Pictures don't belong in the copy; print all the records exactly.

BEGIN PROVIDED DATA

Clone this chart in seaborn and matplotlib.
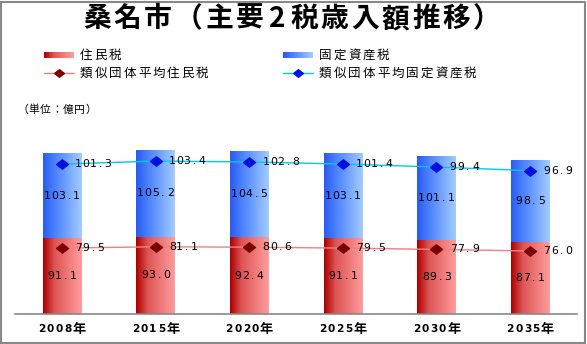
import numpy as np
import pandas as pd
import matplotlib
matplotlib.use("Agg")
import matplotlib.pyplot as plt
import seaborn as sns
from matplotlib.colors import LinearSegmentedColormap
from matplotlib.lines import Line2D
from matplotlib.patches import Rectangle
from matplotlib.transforms import offset_copy

sns.set_theme(style="white")
plt.rcParams['font.family'] = ['Noto Sans CJK JP', 'DejaVu Sans']

years = ["2008年", "2015年", "2020年", "2025年", "2030年", "2035年"]
resident_tax = [91.1, 93.0, 92.4, 91.1, 89.3, 87.1]
property_tax = [103.1, 105.2, 104.5, 103.1, 101.1, 98.5]
avg_resident = [79.5, 81.1, 80.6, 79.5, 77.9, 76.0]
avg_property = [101.3, 103.4, 102.8, 101.4, 99.4, 96.9]

df = pd.DataFrame({
    "year": years,
    "resident": resident_tax,
    "property": property_tax,
    "avg_resident": avg_resident,
    "avg_property": avg_property,
})
df["total"] = df["resident"] + df["property"]
df["avg_total"] = df["avg_resident"] + df["avg_property"]
df["pos"] = np.arange(len(df))

red_cmap = LinearSegmentedColormap.from_list(
    "red_grad", [(0, "#b00000"), (0.3, "#dd5555"), (1, "#ff9c9c")])
blue_cmap = LinearSegmentedColormap.from_list(
    "blue_grad", [(0, "#2a5cf0"), (0.3, "#4a80ff"), (1, "#a2ccff")])

W, H = 587, 344
fig = plt.figure(figsize=(W / 100, H / 100), dpi=100)
ax = fig.add_axes([15 / W, 30 / H, 562 / W, 200 / H])


def spaced_text(target, x, y, s, transform, half, full, fs_half, fs_full,
                ha="center", dx=0.0, **kw):
    """Write s one character at a time with a fixed pitch (in pixels)."""
    widths = [half if ord(c) < 0x2E80 else full for c in s]
    cur = -sum(widths) / 2 if ha == "center" else 0.0
    cur += dx
    for c, w in zip(s, widths):
        tr = offset_copy(transform, fig=fig, x=cur + w / 2, y=0, units="dots")
        fs = fs_half if ord(c) < 0x2E80 else fs_full
        target.text(x, y, c, transform=tr, ha="center", va="center",
                    fontsize=fs, **kw)
        cur += w


# stacked bars: full height in blue, resident portion in red on top
sns.barplot(data=df, x="year", y="total", color="#6699ff", width=0.41,
            ax=ax, saturation=1, linewidth=0)
n_blue = len(ax.patches)
sns.barplot(data=df, x="year", y="resident", color="#ee6666", width=0.41,
            ax=ax, saturation=1, linewidth=0)

ymax = 200 / 0.829
grad = np.linspace(0, 1, 64).reshape(1, -1)
for i, p in enumerate(ax.patches):
    cmap = blue_cmap if i < n_blue else red_cmap
    x0, y0 = p.get_x(), p.get_y()
    w, h = p.get_width(), p.get_height()
    im = ax.imshow(grad, cmap=cmap, aspect="auto",
                   extent=[x0, x0 + w, y0, y0 + h], zorder=p.get_zorder() + 0.1)
    im.set_clip_path(p)
ax.set_ylim(0, ymax)
ax.set_xlim(-0.5, len(df) - 0.5)

diamond = [(-1, 0), (0, 0.78), (1, 0), (0, -0.78), (-1, 0)]

# average lines, stacked the same way as the bars
sns.lineplot(data=df, x="pos", y="avg_resident", ax=ax, color="#f08080",
             linewidth=1, marker=diamond, markersize=9, markerfacecolor="#7a0000",
             markeredgecolor="#7a0000", zorder=5)
sns.lineplot(data=df, x="pos", y="avg_total", ax=ax, color="#00c8f0",
             linewidth=1, marker=diamond, markersize=9, markerfacecolor="#0010e0",
             markeredgecolor="#0010e0", zorder=5)

num_kw = dict(half=7.4, full=12, fs_half=7.8, fs_full=9, color="black",
              family=["DejaVu Sans"], zorder=6)
for _, r in df.iterrows():
    spaced_text(ax, r.pos, r.resident / 2, f"{r.resident:.1f}", ax.transData, **num_kw)
    spaced_text(ax, r.pos, r.resident + r.property / 2, f"{r.property:.1f}",
                ax.transData, **num_kw)
    spaced_text(ax, r.pos, r.avg_resident, f"{r.avg_resident:.1f}", ax.transData,
                ha="left", dx=13, **num_kw)
    spaced_text(ax, r.pos, r.avg_total, f"{r.avg_property:.1f}", ax.transData,
                ha="left", dx=13, **num_kw)

# category labels below the baseline
tick_tr = ax.get_xaxis_transform()
for _, r in df.iterrows():
    spaced_text(ax, r.pos, -15 / 200, r.year, tick_tr, half=8.7, full=14,
                fs_half=7.6, fs_full=9.5, fontweight="bold", color="black",
                family=["DejaVu Sans", "Noto Sans CJK JP"])

ax.set_xlabel("")
ax.set_ylabel("")
ax.set_yticks([])
ax.set_xticks([])
for s in ["left", "right", "top"]:
    ax.spines[s].set_visible(False)
ax.spines["bottom"].set_color("#888888")
ax.spines["bottom"].set_linewidth(1.2)
ax.set_facecolor("none")
ax.grid(False)

pix = fig.transFigure


def fy(ypx):
    return 1 - ypx / H


spaced_text(fig, 292 / W, fy(19), "桑名市（主要2税歳入額推移）", pix,
            half=24, full=30.5, fs_half=20, fs_full=20, fontweight="bold",
            color="black", family=["Noto Sans CJK JP"])
spaced_text(fig, 17 / W, fy(110), "（単位：億円）", pix, half=6, full=11.4,
            fs_half=7.5, fs_full=7.8, ha="left", color="black")

# legend, laid out by hand in two columns
leg_text = dict(half=7, full=14.5, fs_half=9, fs_full=9, ha="left", color="black")


def gradient_key(x0, yc, cmap):
    n = 20
    for k in range(n):
        fig.patches.append(Rectangle(((x0 + 30 * k / n) / W, fy(yc + 2.5)), (30 / n + 0.4) / W,
                                     5 / H, transform=pix, facecolor=cmap(k / (n - 1)),
                                     edgecolor="none"))


def line_key(x0, yc, lc, mc):
    fig.lines.append(Line2D([x0 / W, (x0 + 30) / W], [fy(yc), fy(yc)], transform=pix,
                            color=lc, lw=1))
    fig.lines.append(Line2D([(x0 + 15) / W], [fy(yc)], transform=pix, marker=diamond,
                            markersize=7, color=mc, lw=0))


gradient_key(44, 55, red_cmap)
spaced_text(fig, 79 / W, fy(55), "住民税", pix, **leg_text)
line_key(44, 73, "#f08080", "#7a0000")
spaced_text(fig, 79 / W, fy(73), "類似団体平均住民税", pix, **leg_text)
gradient_key(283, 55, blue_cmap)
spaced_text(fig, 318 / W, fy(55), "固定資産税", pix, **leg_text)
line_key(283, 73, "#00c8f0", "#0010e0")
spaced_text(fig, 318 / W, fy(73), "類似団体平均固定資産税", pix, **leg_text)

fig.patches.append(Rectangle((0.5 / W, 1.5 / H), 1 - 2.5 / W, 1 - 3 / H, transform=pix,
                             fill=False, edgecolor="#888888", linewidth=1.5))

fig.savefig("out.png", dpi=100)
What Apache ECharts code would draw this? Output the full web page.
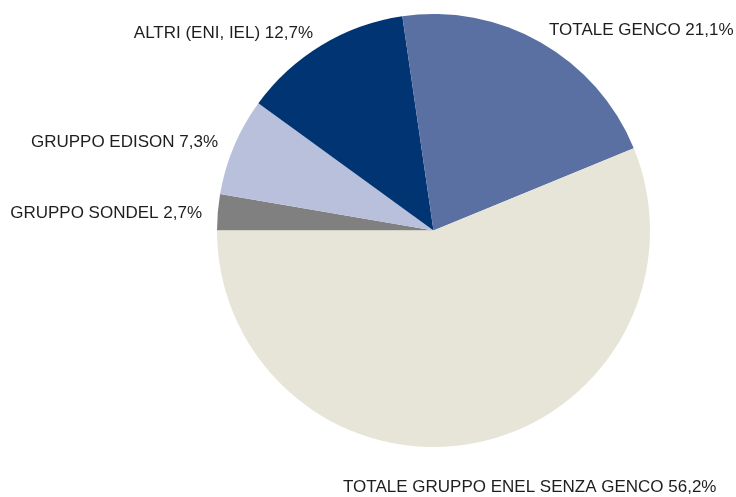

END PROVIDED DATA

IN RESPONSE:
Clone this chart in seaborn and matplotlib.
import numpy as np
import pandas as pd
import matplotlib
matplotlib.use("Agg")
import matplotlib.pyplot as plt
import seaborn as sns
from matplotlib.colors import LinearSegmentedColormap
from matplotlib.lines import Line2D
from matplotlib.patches import Rectangle
from matplotlib.transforms import offset_copy

sns.set_theme(style="white")
plt.rcParams['font.family'] = ['Noto Sans CJK JP', 'DejaVu Sans']

years = ["2008年", "2015年", "2020年", "2025年", "2030年", "2035年"]
resident_tax = [91.1, 93.0, 92.4, 91.1, 89.3, 87.1]
property_tax = [103.1, 105.2, 104.5, 103.1, 101.1, 98.5]
avg_resident = [79.5, 81.1, 80.6, 79.5, 77.9, 76.0]
avg_property = [101.3, 103.4, 102.8, 101.4, 99.4, 96.9]

df = pd.DataFrame({
    "year": years,
    "resident": resident_tax,
    "property": property_tax,
    "avg_resident": avg_resident,
    "avg_property": avg_property,
})
df["total"] = df["resident"] + df["property"]
df["avg_total"] = df["avg_resident"] + df["avg_property"]
df["pos"] = np.arange(len(df))

red_cmap = LinearSegmentedColormap.from_list(
    "red_grad", [(0, "#b00000"), (0.3, "#dd5555"), (1, "#ff9c9c")])
blue_cmap = LinearSegmentedColormap.from_list(
    "blue_grad", [(0, "#2a5cf0"), (0.3, "#4a80ff"), (1, "#a2ccff")])

W, H = 587, 344
fig = plt.figure(figsize=(W / 100, H / 100), dpi=100)
ax = fig.add_axes([15 / W, 30 / H, 562 / W, 200 / H])


def spaced_text(target, x, y, s, transform, half, full, fs_half, fs_full,
                ha="center", dx=0.0, **kw):
    """Write s one character at a time with a fixed pitch (in pixels)."""
    widths = [half if ord(c) < 0x2E80 else full for c in s]
    cur = -sum(widths) / 2 if ha == "center" else 0.0
    cur += dx
    for c, w in zip(s, widths):
        tr = offset_copy(transform, fig=fig, x=cur + w / 2, y=0, units="dots")
        fs = fs_half if ord(c) < 0x2E80 else fs_full
        target.text(x, y, c, transform=tr, ha="center", va="center",
                    fontsize=fs, **kw)
        cur += w


# stacked bars: full height in blue, resident portion in red on top
sns.barplot(data=df, x="year", y="total", color="#6699ff", width=0.41,
            ax=ax, saturation=1, linewidth=0)
n_blue = len(ax.patches)
sns.barplot(data=df, x="year", y="resident", color="#ee6666", width=0.41,
            ax=ax, saturation=1, linewidth=0)

ymax = 200 / 0.829
grad = np.linspace(0, 1, 64).reshape(1, -1)
for i, p in enumerate(ax.patches):
    cmap = blue_cmap if i < n_blue else red_cmap
    x0, y0 = p.get_x(), p.get_y()
    w, h = p.get_width(), p.get_height()
    im = ax.imshow(grad, cmap=cmap, aspect="auto",
                   extent=[x0, x0 + w, y0, y0 + h], zorder=p.get_zorder() + 0.1)
    im.set_clip_path(p)
ax.set_ylim(0, ymax)
ax.set_xlim(-0.5, len(df) - 0.5)

diamond = [(-1, 0), (0, 0.78), (1, 0), (0, -0.78), (-1, 0)]

# average lines, stacked the same way as the bars
sns.lineplot(data=df, x="pos", y="avg_resident", ax=ax, color="#f08080",
             linewidth=1, marker=diamond, markersize=9, markerfacecolor="#7a0000",
             markeredgecolor="#7a0000", zorder=5)
sns.lineplot(data=df, x="pos", y="avg_total", ax=ax, color="#00c8f0",
             linewidth=1, marker=diamond, markersize=9, markerfacecolor="#0010e0",
             markeredgecolor="#0010e0", zorder=5)

num_kw = dict(half=7.4, full=12, fs_half=7.8, fs_full=9, color="black",
              family=["DejaVu Sans"], zorder=6)
for _, r in df.iterrows():
    spaced_text(ax, r.pos, r.resident / 2, f"{r.resident:.1f}", ax.transData, **num_kw)
    spaced_text(ax, r.pos, r.resident + r.property / 2, f"{r.property:.1f}",
                ax.transData, **num_kw)
    spaced_text(ax, r.pos, r.avg_resident, f"{r.avg_resident:.1f}", ax.transData,
                ha="left", dx=13, **num_kw)
    spaced_text(ax, r.pos, r.avg_total, f"{r.avg_property:.1f}", ax.transData,
                ha="left", dx=13, **num_kw)

# category labels below the baseline
tick_tr = ax.get_xaxis_transform()
for _, r in df.iterrows():
    spaced_text(ax, r.pos, -15 / 200, r.year, tick_tr, half=8.7, full=14,
                fs_half=7.6, fs_full=9.5, fontweight="bold", color="black",
                family=["DejaVu Sans", "Noto Sans CJK JP"])

ax.set_xlabel("")
ax.set_ylabel("")
ax.set_yticks([])
ax.set_xticks([])
for s in ["left", "right", "top"]:
    ax.spines[s].set_visible(False)
ax.spines["bottom"].set_color("#888888")
ax.spines["bottom"].set_linewidth(1.2)
ax.set_facecolor("none")
ax.grid(False)

pix = fig.transFigure


def fy(ypx):
    return 1 - ypx / H


spaced_text(fig, 292 / W, fy(19), "桑名市（主要2税歳入額推移）", pix,
            half=24, full=30.5, fs_half=20, fs_full=20, fontweight="bold",
            color="black", family=["Noto Sans CJK JP"])
spaced_text(fig, 17 / W, fy(110), "（単位：億円）", pix, half=6, full=11.4,
            fs_half=7.5, fs_full=7.8, ha="left", color="black")

# legend, laid out by hand in two columns
leg_text = dict(half=7, full=14.5, fs_half=9, fs_full=9, ha="left", color="black")


def gradient_key(x0, yc, cmap):
    n = 20
    for k in range(n):
        fig.patches.append(Rectangle(((x0 + 30 * k / n) / W, fy(yc + 2.5)), (30 / n + 0.4) / W,
                                     5 / H, transform=pix, facecolor=cmap(k / (n - 1)),
                                     edgecolor="none"))


def line_key(x0, yc, lc, mc):
    fig.lines.append(Line2D([x0 / W, (x0 + 30) / W], [fy(yc), fy(yc)], transform=pix,
                            color=lc, lw=1))
    fig.lines.append(Line2D([(x0 + 15) / W], [fy(yc)], transform=pix, marker=diamond,
                            markersize=7, color=mc, lw=0))


gradient_key(44, 55, red_cmap)
spaced_text(fig, 79 / W, fy(55), "住民税", pix, **leg_text)
line_key(44, 73, "#f08080", "#7a0000")
spaced_text(fig, 79 / W, fy(73), "類似団体平均住民税", pix, **leg_text)
gradient_key(283, 55, blue_cmap)
spaced_text(fig, 318 / W, fy(55), "固定資産税", pix, **leg_text)
line_key(283, 73, "#00c8f0", "#0010e0")
spaced_text(fig, 318 / W, fy(73), "類似団体平均固定資産税", pix, **leg_text)

fig.patches.append(Rectangle((0.5 / W, 1.5 / H), 1 - 2.5 / W, 1 - 3 / H, transform=pix,
                             fill=False, edgecolor="#888888", linewidth=1.5))

fig.savefig("out.png", dpi=100)
What Apache ECharts code would draw this? Output the full web page.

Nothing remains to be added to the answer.